Browning’s sound-era remake, The Mark of the Vampire, is a truly terrifying horror film, but also an elegant, twisting mystery, a witty spoof of the vampire genre, and a lovely theatrical postmodernist exercise. Although bare-bones abbreviated (the version we have is twenty minutes shorter than the preview version), it is an intermittently brilliant film.
For some, the plot is something of a cheat; but this is not the case. Just as the doctor’s explanation at the end of Alfred Hitchcock’s Psycho (1960) is insufficient to explain the depth of horror of all we have witnessed at the Bates Motel, Professor Zelen’s explanation of all the doings at Sir Karell Borotyn’s London mansion is insufficient to erase the film’s impression of supernatural horror.
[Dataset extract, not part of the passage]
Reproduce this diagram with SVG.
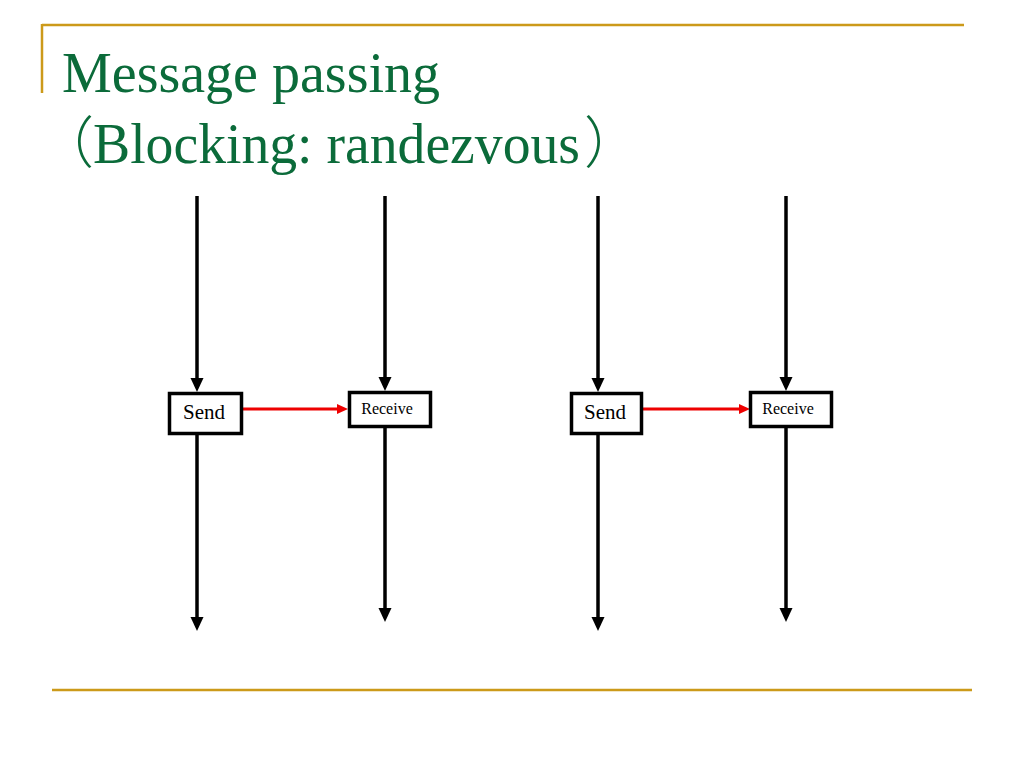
<svg xmlns="http://www.w3.org/2000/svg" width="1024" height="768" viewBox="0 0 1024 768">
  <style>
    .title { font-family: "Liberation Serif", "Noto Sans CJK JP", serif; font-size: 56px; fill: #0b6b3a; }
    .paren { font-family: "Noto Sans CJK JP", "Liberation Serif", serif; font-weight: 300; }
    .rule { stroke: #cc9a1a; stroke-width: 2.5; fill: none; }
    .box { fill: #ffffff; stroke: #000000; stroke-width: 3.5; }
    .life { stroke: #000000; stroke-width: 3.5; fill: none; }
    .msg { stroke: #ee0000; stroke-width: 3; fill: none; }
    .lbl { font-family: "Liberation Serif", serif; fill: #000000; text-anchor: middle; }
    .big { font-size: 21px; }
    .small { font-size: 16px; }
  </style>
  <defs>
    <marker id="blk" markerUnits="userSpaceOnUse" markerWidth="15" markerHeight="14" refX="8" refY="6.5" orient="auto">
      <polygon points="0,0 14,6.5 0,13" fill="#000000"/>
    </marker>
    <marker id="red" markerUnits="userSpaceOnUse" markerWidth="12" markerHeight="11" refX="6" refY="5" orient="auto">
      <polygon points="0,0 11,5 0,10" fill="#ee0000"/>
    </marker>
  </defs>
  <rect x="0" y="0" width="1024" height="768" fill="#ffffff"/>

  <g id="frame">
    <line class="rule" x1="42" y1="25" x2="964" y2="25"/>
    <line class="rule" x1="42" y1="24" x2="42" y2="93"/>
    <line class="rule" x1="52" y1="690" x2="972" y2="690"/>
  </g>

  <g id="title">
    <text class="title" x="62" y="92" textLength="378" lengthAdjust="spacingAndGlyphs">Message passing</text>
    <text class="title" y="163"><tspan class="paren" x="38">（</tspan><tspan x="93" textLength="487" lengthAdjust="spacingAndGlyphs">Blocking: randezvous</tspan><tspan class="paren" x="584">）</tspan></text>
  </g>

  <g id="connectors">
    <line class="life" x1="197" y1="196" x2="197" y2="386" marker-end="url(#blk)"/>
    <line class="life" x1="197" y1="435" x2="197" y2="625" marker-end="url(#blk)"/>
    <line class="life" x1="385" y1="196" x2="385" y2="385" marker-end="url(#blk)"/>
    <line class="life" x1="385" y1="428" x2="385" y2="616" marker-end="url(#blk)"/>
    <line class="msg" x1="243" y1="409" x2="343" y2="409" marker-end="url(#red)"/>

    <line class="life" x1="598" y1="196" x2="598" y2="386" marker-end="url(#blk)"/>
    <line class="life" x1="598" y1="435" x2="598" y2="625" marker-end="url(#blk)"/>
    <line class="life" x1="786" y1="196" x2="786" y2="385" marker-end="url(#blk)"/>
    <line class="life" x1="786" y1="428" x2="786" y2="616" marker-end="url(#blk)"/>
    <line class="msg" x1="643" y1="409" x2="745" y2="409" marker-end="url(#red)"/>
  </g>

  <g id="send1">
    <rect class="box" x="169.5" y="393.5" width="72" height="40"/>
    <text class="lbl big" x="204" y="419">Send</text>
  </g>
  <g id="receive1">
    <rect class="box" x="349.5" y="392.5" width="81" height="34"/>
    <text class="lbl small" x="387" y="414">Receive</text>
  </g>
  <g id="send2">
    <rect class="box" x="571.5" y="393.5" width="70" height="40"/>
    <text class="lbl big" x="605" y="419">Send</text>
  </g>
  <g id="receive2">
    <rect class="box" x="750.5" y="392.5" width="81" height="34"/>
    <text class="lbl small" x="788" y="414">Receive</text>
  </g>
</svg>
The film “plays fair,” by showing us the plot to trap the murderer, who is human and alive, not a vampire, rather than springing this on us only at the end; but the ham actor playing Count Mora, the alleged vampire: this chap that we see at the end: is he really the Count Mora who earlier appears in “human”-form after a bat flies in through a window, towards the camera, in a gust of fog? How might an actor in a threadbare traveling troupe have created this illusion? Just when does the “plot” kick in?
Bela Lugosi, briefly, is feral and ferocious as Mora.